Ceci dit, nonobstant l’issue heureuse de cette rencontre, nous sommes bloqués sur un banc avec l’annexe et nos deux toutous … C’est ce qui s’appelle « rester sur le sable » je suppose …
La marée ne sera pleine que dans 1h30 environ, nous avons fait attention à ça quand même, et décidons de ne pas attendre et de traverser le lagon en tirant l’annexe dans le mince filet d’eau qui enfle timidement avec la marée … trop timidement.
A cette occasion, les toutous sont nommés Titus et Marcus et suivent gaiement en mode balade. C’est vraiment curieux cette impression d’avoir deux chiens, dans une clairière improbable et vertigineusement belle.
Quand une 1/2 heure plus tard nous arrivons dans un cul-de-sac vaseux où nous nous enfonçons régulièrement jusqu’au dessus du genou, le tableau est toujours aussi idyllique, bien qu’un peu pesant quand même à la longue, et je ne parle même pas du poids de notre annexe ultra légère qui commence à se faire sévèrement ressentir … A l’évidence, cela ne passera pas …
La décision s’impose de refaire le chemin en sens inverse avant que la marée ne redescende. Nous avons encore du temps mais, bon, il ne faut pas tirer sur la corde tout de même. Heureusement, le retour jusqu’en eau navigable est plus facile car il y a un peu plus d’eau et nous apprécions de nous asseoir dans l’esquif que nous avons traîné dans cette double « traversée du désert ».
Titus et Marcus, toujours en mode balade, ouvrent la route, mais quand nous arrivons à la sortie du lagon et que nous pouvons remettre le moteur en route, Titus comprend que nous partons sans eux et commence à pleurer … C’est déchirant …

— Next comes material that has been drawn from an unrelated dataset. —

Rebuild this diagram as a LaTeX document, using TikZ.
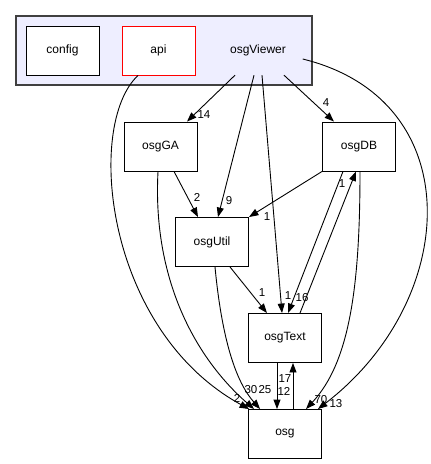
\documentclass[tikz,border=0pt]{standalone}
\usepackage{fontspec}
\setmainfont{Liberation Sans}
\usetikzlibrary{arrows.meta,calc}
\definecolor{dxframe}{HTML}{404040}
\definecolor{dxfill}{HTML}{EEEEFF}
\definecolor{dxred}{HTML}{FF0000}
\tikzset{
  dirbox/.style={rectangle,draw=black,fill=white,line width=.9pt,minimum width=73pt,minimum height=49pt,inner sep=0pt,font=\fontsize{12}{14}\selectfont},
  apibox/.style={dirbox,draw=dxred},
  cluster/.style={rectangle,draw=dxframe,fill=dxfill,line width=1.6pt,minimum width=296pt,minimum height=69pt,inner sep=0pt},
  plainbox/.style={rectangle,minimum width=73pt,minimum height=49pt,inner sep=0pt,font=\fontsize{12}{14}\selectfont},
  dep/.style={-{Triangle[length=9.5pt,width=7pt]},draw=black,line width=.9pt},
  cnt/.style={font=\fontsize{11.5}{13}\selectfont,inner sep=0pt},
}

\begin{document}
\begin{tikzpicture}[x=1pt,y=-1pt]
  \useasboundingbox (0,0) rectangle (431,464);
  % the osgViewer directory and its children
  \node[cluster] (viewerdir) at (164,50.5) {};
  \node[dirbox] (config) at (62.5,50.5) {config};
  \node[apibox] (api) at (158.5,50.5) {api};
  \node[plainbox] (osgViewer) at (258,50.5) {osgViewer};
  % the other directories
  \node[dirbox] (osgGA) at (160.5,146.5) {osgGA};
  \node[dirbox] (osgDB) at (359,146.5) {osgDB};
  \node[dirbox] (osgUtil) at (212,242) {osgUtil};
  \node[dirbox] (osgText) at (285,338) {osgText};
  \node[dirbox] (osg) at (285,434) {osg};
  % dependencies
  \draw[dep] ([xshift=-20.5pt]api.south) .. controls (85,125) and (105,330) .. ([xshift=1pt]osg.north west);
  \draw[dep] ([xshift=-23pt]osgViewer.south) -- ([xshift=26.5pt]osgGA.north);
  \draw[dep] ([xshift=-4pt]osgViewer.south) -- ([xshift=6pt]osgUtil.north);
  \draw[dep] ([xshift=4pt]osgViewer.south) -- ([xshift=-3pt]osgText.north);
  \draw[dep] ([xshift=26pt]osgViewer.south) -- ([xshift=-25pt]osgDB.north);
  \draw[dep] ([xshift=8pt,yshift=-8.5pt]osgViewer.east) .. controls (470,100) and (460,300) .. ([xshift=-4pt]osg.north east);
  \draw[dep] ([xshift=13.5pt]osgGA.south) -- ([xshift=-14pt]osgUtil.north);
  \draw[dep] ([xshift=-2.5pt]osgGA.south) .. controls (152,285) and (200,362) .. ([xshift=6pt]osg.north west);
  \draw[dep] ([xshift=18pt]osgUtil.south) -- ([xshift=-18pt]osgText.north);
  \draw[dep] ([xshift=3pt]osgUtil.south) .. controls (222,340) and (236,382) .. ([xshift=12pt]osg.north west);
  \draw[dep] (osgDB.south west) -- (osgUtil.north east);
  \draw[dep] ([xshift=-16pt]osgDB.south) -- ([xshift=3pt]osgText.north);
  \draw[dep] ([xshift=15pt]osgText.north) -- ([xshift=-3pt]osgDB.south);
  \draw[dep] ([xshift=1pt]osgDB.south) .. controls (360,285) and (350,362) .. ([xshift=21pt]osg.north);
  \draw[dep] ([xshift=-8pt]osgText.south) -- ([xshift=-8pt]osg.north);
  \draw[dep] ([xshift=8pt]osg.north) -- ([xshift=8pt]osgText.south);
  % include counts
  \node[cnt] (n-api-osg) at (237,398) {2};
  \node[cnt] (n-viewer-ga) at (204,115) {14};
  \node[cnt] (n-viewer-util) at (229,201) {9};
  \node[cnt] (n-viewer-db) at (326,103) {4};
  \node[cnt] (n-viewer-text) at (288,296) {1};
  \node[cnt] (n-viewer-osg) at (336,404) {13};
  \node[cnt] (n-ga-util) at (197,197) {2};
  \node[cnt] (n-ga-osg) at (251,390) {30};
  \node[cnt] (n-util-osg) at (265,390) {25};
  \node[cnt] (n-util-text) at (262,293) {1};
  \node[cnt] (n-db-util) at (267,217) {1};
  \node[cnt] (n-db-text) at (302,298) {16};
  \node[cnt] (n-text-db) at (342,184) {1};
  \node[cnt] (n-db-osg) at (321,400) {70};
  \node[cnt] (n-text-osg) at (284,391) {12};
  \node[cnt] (n-osg-text) at (285,379) {17};
\end{tikzpicture}
\end{document}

Ensuite, le retour au bateau pour récupérer masques et tubas se passe sans encombre et nous organisons un nouveau départ pour la mangrove … mais par le nord cette fois, histoire de voir jusqu’où nous pouvons nous aventurer de ce côté la.
Dans le dédale des rivières du nord, des tortues nagent et des américains cherchent une sortie, nous leurs indiquons notre entrée et eux la leur ! Mais nous n’avons pas dû bien retenir ce qu’ils nous ont expliqué, car entre deux culs-de-sac, nous découvrons certes une magnifique sortie sur la côte Est, mais à l’opposé de là où Takoumi nous attend … Ironiquement, à quelques encablures de la bonne sortie, nous croisons de nouveau les américains qui ont décidé de refaire un tour de manège après avoir trouvé facilement la sortie que nous leur avons indiquée !
De retour au bateau, après un déjeuner et un repos bien mérité, Manuela, qui visiblement a encore quelques ressources à revendre, rejoint, seule, la plage déserte pour se baigner. Nous ne partirons que le lendemain.